Records
------------------------
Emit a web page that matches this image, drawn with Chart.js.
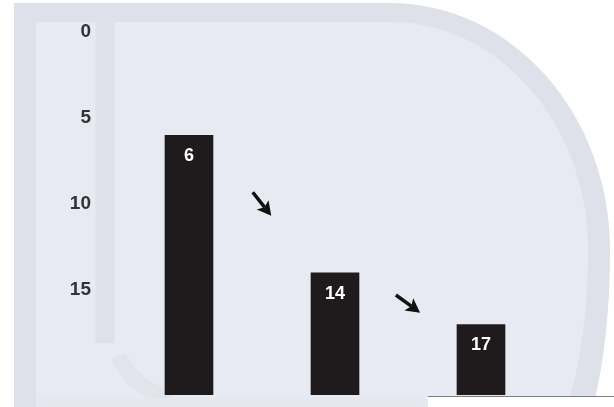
<!DOCTYPE html>
<html>
<head>
<meta charset="utf-8">
<script src="https://cdn.jsdelivr.net/npm/chart.js@4.4.1/dist/chart.umd.min.js"></script>
<style>
  html, body { margin: 0; padding: 0; background: #fff; }
  #wrap { width: 614px; height: 407px; position: relative; }
</style>
</head>
<body>
<div id="wrap"><canvas id="barChart"></canvas></div>
<script>
// ---- data ----
const categories = ['A', 'B', 'C'];
const values = [6, 14, 17];
const yTicks = [0, 5, 10, 15];
const yBase = 21.1;
// arrows between bars: x in category units, y in value units
const arrowX = [0.5, 1.5];
const arrowY = [10, 15.8];
const arrowAngle = [52, 36];

const bandColor = '#dfe1ea';
const lightColor = '#e8eaf3';

// ---- background panels ----
const backdrop = {
  id: 'backdrop',
  beforeDraw(chart) {
    const ctx = chart.ctx;
    ctx.save();
    ctx.fillStyle = '#fff';
    ctx.fillRect(0, 0, chart.width, chart.height);

    // outer panel (band colour)
    ctx.fillStyle = bandColor;
    ctx.beginPath();
    ctx.moveTo(14, 3);
    ctx.lineTo(390, 3);
    ctx.ellipse(390, 250, 220, 247, 0, -Math.PI / 2, 0, false);
    ctx.quadraticCurveTo(610, 340, 593, 407);
    ctx.lineTo(14, 407);
    ctx.closePath();
    ctx.fill();

    // inner light area
    ctx.fillStyle = lightColor;
    ctx.beginPath();
    ctx.moveTo(36, 22);
    ctx.lineTo(390, 22);
    ctx.ellipse(390, 250, 198, 228, 0, -Math.PI / 2, 0, false);
    ctx.quadraticCurveTo(588, 340, 567, 407);
    ctx.lineTo(36, 407);
    ctx.closePath();
    ctx.fill();

    // vertical band + J curve
    ctx.strokeStyle = bandColor;
    ctx.lineWidth = 19;
    ctx.beginPath();
    ctx.moveTo(105, 22);
    ctx.lineTo(105, 343);
    ctx.stroke();
    ctx.strokeStyle = '#e2e4ec';
    ctx.lineWidth = 16;
    ctx.beginPath();
    ctx.moveTo(118, 356);
    ctx.quadraticCurveTo(135, 390, 172, 398);
    ctx.stroke();

    // bottom strip
    ctx.fillStyle = '#e6e8ef';
    ctx.fillRect(36, 398, 540, 9);
    ctx.fillStyle = '#fff';
    ctx.fillRect(428, 397, 186, 10);
    ctx.fillStyle = '#7a7f78';
    ctx.fillRect(428, 396, 186, 1);
    ctx.restore();
  }
};

// ---- labels in bars + arrows ----
const overlay = {
  id: 'overlay',
  afterDatasetsDraw(chart) {
    const ctx = chart.ctx;
    const meta = chart.getDatasetMeta(0);
    ctx.save();
    ctx.fillStyle = '#fff';
    ctx.font = 'bold 18px "Liberation Sans", Arial, sans-serif';
    ctx.textAlign = 'center';
    ctx.textBaseline = 'middle';
    meta.data.forEach((bar, i) => {
      ctx.fillText(String(values[i]), bar.x, bar.y + 21);
    });

    const xs = chart.scales.x, ys = chart.scales.y;
    ctx.fillStyle = '#111';
    ctx.strokeStyle = '#111';
    arrowX.forEach((ax, i) => {
      const cx = xs.getPixelForValue(ax);
      const cy = ys.getPixelForValue(arrowY[i]);
      const a = arrowAngle[i] * Math.PI / 180;
      ctx.save();
      ctx.translate(cx, cy);
      ctx.rotate(a);
      ctx.lineWidth = 3.5;
      ctx.beginPath();
      ctx.moveTo(-15, 0);
      ctx.lineTo(4, 0);
      ctx.stroke();
      ctx.beginPath();
      ctx.moveTo(15, 0);
      ctx.lineTo(1, -7.5);
      ctx.lineTo(4, 0);
      ctx.lineTo(1, 7.5);
      ctx.closePath();
      ctx.fill();
      ctx.restore();
    });
    ctx.restore();
  }
};

new Chart(document.getElementById('barChart'), {
  type: 'bar',
  data: {
    labels: categories,
    datasets: [{
      data: values,
      base: yBase,
      backgroundColor: '#1f1b1c',
      borderWidth: 0,
      barThickness: 48
    }]
  },
  options: {
    responsive: true,
    maintainAspectRatio: false,
    animation: false,
    events: [],
    layout: { padding: { top: 32, bottom: 12, right: 60, left: 0 } },
    plugins: { legend: { display: false }, tooltip: { enabled: false } },
    scales: {
      x: { display: false, offset: true },
      y: {
        reverse: true,
        min: 0,
        max: yBase,
        afterBuildTicks(scale) { scale.ticks = yTicks.map(v => ({ value: v })); },
        afterFit(scale) {
          scale.width = 116;
          scale.paddingTop = 0;
          scale.paddingBottom = 0;
        },
        grid: { display: false, drawTicks: false },
        border: { display: false },
        ticks: {
          padding: 25,
          color: '#333',
          font: { family: '"Liberation Sans", Arial, sans-serif', size: 19, weight: 'bold' }
        }
      }
    }
  },
  plugins: [backdrop, overlay]
});
</script>
</body>
</html>
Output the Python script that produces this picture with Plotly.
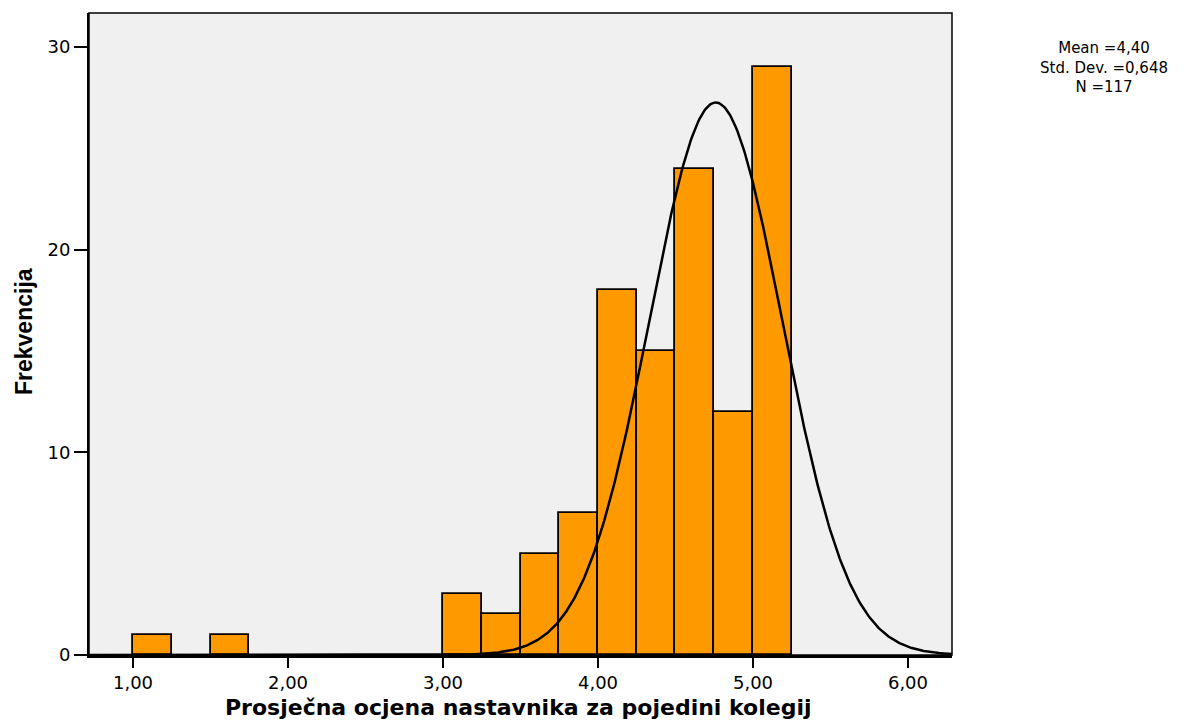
import numpy as np
import plotly.graph_objects as go

# ---- data ----
bin_left = [1.00, 1.50, 3.00, 3.25, 3.50, 3.75, 4.00, 4.25, 4.50, 4.75, 5.00]
counts = [1, 1, 3, 2, 5, 7, 18, 15, 24, 12, 29]
bin_width = 0.25
x_tickvals = [1, 2, 3, 4, 5, 6]
x_ticktext = ["1,00", "2,00", "3,00", "4,00", "5,00", "6,00"]
y_tickvals = [0, 10, 20, 30]
y_ticktext = ["0", "10", "20", "30"]
stats_lines = ["Mean =4,40", "Std. Dev. =0,648", "N =117"]
n_total = 117
curve_mu = 4.76      # centre of the drawn normal curve
curve_sd = 0.428     # spread of the drawn normal curve
x_range = [0.716, 6.284]
y_range = [0, 31.68]

# ---- normal curve overlay ----
cx = np.linspace(x_range[0], x_range[1], 800)
cy = n_total * bin_width / (curve_sd * np.sqrt(2 * np.pi)) * np.exp(-0.5 * ((cx - curve_mu) / curve_sd) ** 2)

fig = go.Figure()
fig.add_trace(go.Bar(
    x=bin_left, y=counts, width=bin_width, offset=0,
    marker=dict(color="#FF9900", line=dict(color="black", width=1.8)),
    hoverinfo="skip",
))
fig.add_trace(go.Scatter(
    x=cx, y=cy, mode="lines", line=dict(color="black", width=2.5),
    hoverinfo="skip",
))

OFF = 8  # page body margin
W, H = 1189 - OFF, 722 - OFF
# plot area in picture pixels
L, R, T, B = 89, 952, 13, 655
pw, ph = R - L, B - T

def px(xp):
    return (xp - L) / pw

def py(yp):
    return (B - yp) / ph

fig.update_layout(
    width=W, height=H,
    margin=dict(l=L - OFF, r=W - (R - OFF), t=T - OFF, b=H - (B - OFF), pad=0),
    paper_bgcolor="white", plot_bgcolor="#F0F0F0",
    showlegend=False, bargap=0,
    font=dict(family="DejaVu Sans", color="black"),
)
fig.update_xaxes(
    range=x_range, tickvals=x_tickvals, ticktext=x_ticktext,
    showgrid=False, zeroline=False,
    showline=True, linecolor="black", linewidth=2.5,
    ticks="outside", ticklen=10, tickwidth=2, tickcolor="black",
    tickfont=dict(family="DejaVu Sans", size=18, color="black"),
)
fig.update_yaxes(
    range=y_range, tickvals=y_tickvals, ticktext=y_ticktext,
    showgrid=False, zeroline=False,
    showline=True, linecolor="black", linewidth=2,
    ticks="outside", ticklen=13, tickwidth=2, tickcolor="black",
    tickfont=dict(family="DejaVu Sans", size=18, color="black"),
)
# top / right frame
fig.add_shape(type="rect", xref="paper", yref="paper", x0=0, x1=1, y0=0, y1=1,
              line=dict(color="black", width=1.5), fillcolor="rgba(0,0,0,0)", layer="above")

# axis titles
fig.add_annotation(text="<b>Prosječna ocjena nastavnika za pojedini kolegij</b>",
                   xref="paper", yref="paper", x=px(518), y=py(707),
                   xanchor="center", yanchor="middle", showarrow=False,
                   font=dict(family="DejaVu Sans", size=22, color="black"))
fig.add_annotation(text="<b>Frekvencija</b>",
                   xref="paper", yref="paper", x=px(24), y=py(332),
                   xanchor="center", yanchor="middle", showarrow=False, textangle=-90,
                   font=dict(family="Liberation Sans Narrow, Liberation Sans", size=23, color="black"))

# stats box
fig.add_annotation(text="<br>".join(stats_lines), xref="paper", yref="paper",
                   x=px(1104), y=py(68), align="center",
                   xanchor="center", yanchor="middle", showarrow=False,
                   font=dict(family="DejaVu Sans", size=15, color="black"))

fig.write_html("out.html")
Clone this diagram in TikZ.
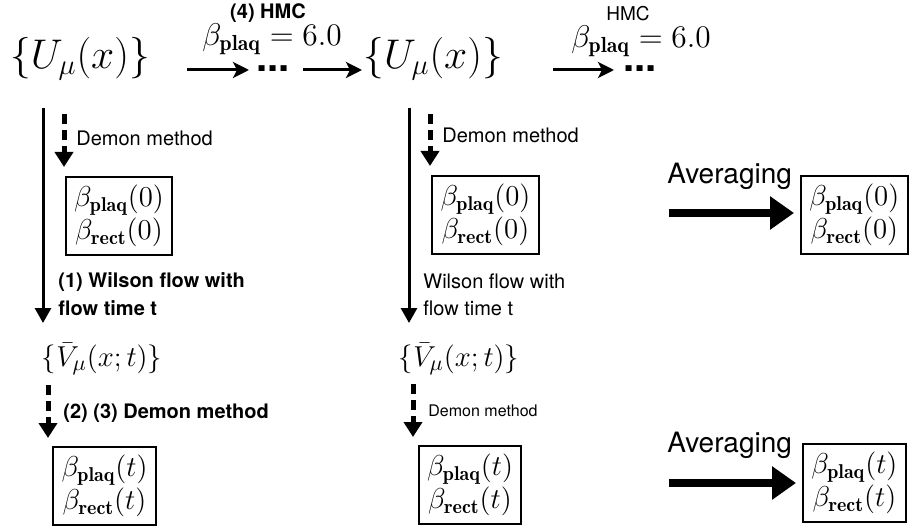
\documentclass[tikz,border=0pt]{standalone}
\usepackage{amsmath}
\usepackage{fontspec}
\newfontfamily\helv{TeX Gyre Heros}
\usetikzlibrary{arrows.meta,positioning}
\newcommand\bplaq{\beta_{\mathbf{plaq}}}
\newcommand\brect{\beta_{\mathbf{rect}}}
\tikzset{
  field/.style   ={inner sep=0pt, font=\fontsize{20}{24}\selectfont},
  vfield/.style  ={inner sep=0pt, font=\fontsize{15}{18}\selectfont},
  coup/.style    ={inner sep=0pt, scale=1.09, font=\fontsize{14.4}{17}\selectfont},
  res/.style     ={rectangle, draw, line width=1pt, align=center, inner xsep=4.2pt,
                   inner ysep=4.2pt, font=\fontsize{14.4}{16.5}\selectfont},
  lbl/.style     ={inner sep=0pt, anchor=west, font=\helv\fontsize{10}{12}\selectfont},
  blbl/.style    ={lbl, font=\helv\bfseries\fontsize{10}{12}\selectfont},
  dots/.style    ={inner sep=0pt, anchor=base, text height=3pt, text depth=0pt,
                   font=\helv\bfseries\fontsize{20}{20}\selectfont},
  flow/.style    ={-{Triangle[length=7.5pt,width=8pt]}, line width=1.5pt},
  demon/.style   ={-{Triangle[length=7.5pt,width=9pt]}, line width=2.5pt,
                   dash pattern=on 5pt off 3pt},
  hmc/.style     ={-{Stealth[length=8pt,width=8pt,inset=2pt]}, line width=1.5pt},
  avg/.style     ={-{Triangle[length=12pt,width=16pt]}, line width=4pt, shorten >=3pt},
}
\begin{document}
\begin{tikzpicture}[x=0.5pt, y=-0.5pt]
    \useasboundingbox (0,0) rectangle (914,529);

    % configurations (top row)
    \node[field] (u0) at (80,59) {$\{U_\mu(x)\}$};
    \node[field] (u1) at (433,59) {$\{U_\mu(x)\}$};

    % HMC steps
    \node[blbl, anchor=center] (hmc0) at (268,13) {(4) HMC};
    \node[coup] (cp0) at (272,39) {$\bplaq = 6.0$};
    \node[dots] (d0) at (273,72) {...};
    \coordinate (a0s) at (187,70);
    \coordinate (a0e) at (249,70);
    \coordinate (a1s) at (303,70);
    \coordinate (a1e) at (362,70);
    \draw[hmc] (a0s) -- (a0e);
    \draw[hmc] (a1s) -- (a1e);

    \node[lbl, anchor=center, font=\helv\fontsize{9.5}{11}\selectfont] (hmc1) at (628,14) {HMC};
    \node[coup] (cp1) at (641,41) {$\bplaq = 6.0$};
    \node[dots] (d1) at (640,72) {...};
    \coordinate (a2s) at (553,70);
    \coordinate (a2e) at (614,70);
    \draw[hmc] (a2s) -- (a2e);

    % left column: flow and demon
    \node[res] (r0a) at (119,216) {$\bplaq(0)$\\$\brect(0)$};
    \coordinate (fl0s) at (43,108);
    \coordinate (fl0e) at (43,323);
    \draw[flow] (fl0s) -- (fl0e);
    \coordinate (dm0s) at (64,114);
    \coordinate (dm0e) at (64,167);
    \draw[demon] (dm0s) -- (dm0e);
    \node[lbl] (dl0) at (76,138) {Demon method};
    \node[blbl] (wl0) at (58,282) {(1) Wilson flow with};
    \node[blbl] (wt0) at (58,308) {flow time t};
    \node[vfield] (v0) at (102,359) {$\{\bar{V}_\mu(x;t)\}$};
    \node[res] (r0b) at (104.5,486) {$\bplaq(t)$\\$\brect(t)$};
    \coordinate (dm1s) at (48,385);
    \coordinate (dm1e) at (48,438);
    \draw[demon] (dm1s) -- (dm1e);
    \node[blbl] (dl1) at (63,413) {(2) (3) Demon method};

    % middle column
    \node[res] (r1a) at (485.5,215) {$\bplaq(0)$\\$\brect(0)$};
    \coordinate (fl1s) at (409,108);
    \coordinate (fl1e) at (409,323);
    \draw[flow] (fl1s) -- (fl1e);
    \coordinate (dm2s) at (430,114);
    \coordinate (dm2e) at (430,166);
    \draw[demon] (dm2s) -- (dm2e);
    \node[lbl] (dl2) at (442,135) {Demon method};
    \node[lbl] (wl1) at (423,281) {Wilson flow with};
    \node[lbl] (wt1) at (423,308) {flow time t};
    \node[vfield] (v1) at (459,359) {$\{\bar{V}_\mu(x;t)\}$};
    \node[res] (r1b) at (470,485) {$\bplaq(t)$\\$\brect(t)$};
    \coordinate (dm3s) at (413,384);
    \coordinate (dm3e) at (413,437);
    \draw[demon] (dm3s) -- (dm3e);
    \node[lbl, font=\helv\fontsize{8}{10}\selectfont] (dl3) at (428,411) {Demon method};

    % right column: averages
    \node[res, anchor=west] (r2a) at (800,215) {$\bplaq(0)$\\$\brect(0)$};
    \node[lbl, font=\helv\fontsize{14}{16}\selectfont] (av0) at (667,176) {Averaging};
    \coordinate (av0s) at (669,213);
    \draw[avg] (av0s) -- (r2a.west |- av0s);
    \node[res, anchor=west] (r2b) at (802,483) {$\bplaq(t)$\\$\brect(t)$};
    \node[lbl, font=\helv\fontsize{14}{16}\selectfont] (av1) at (667,445) {Averaging};
    \coordinate (av1s) at (669,483);
    \draw[avg] (av1s) -- (r2b.west |- av1s);
\end{tikzpicture}
\end{document}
------------------------
Task to complete: Leave out the pictures and repeat the lines from the start of the material through the line with "const lightColor = '#e8eaf3';", inclusive.

Written response:
Emit a web page that matches this image, drawn with Chart.js.
<!DOCTYPE html>
<html>
<head>
<meta charset="utf-8">
<script src="https://cdn.jsdelivr.net/npm/chart.js@4.4.1/dist/chart.umd.min.js"></script>
<style>
  html, body { margin: 0; padding: 0; background: #fff; }
  #wrap { width: 614px; height: 407px; position: relative; }
</style>
</head>
<body>
<div id="wrap"><canvas id="barChart"></canvas></div>
<script>
// ---- data ----
const categories = ['A', 'B', 'C'];
const values = [6, 14, 17];
const yTicks = [0, 5, 10, 15];
const yBase = 21.1;
// arrows between bars: x in category units, y in value units
const arrowX = [0.5, 1.5];
const arrowY = [10, 15.8];
const arrowAngle = [52, 36];

const bandColor = '#dfe1ea';
const lightColor = '#e8eaf3';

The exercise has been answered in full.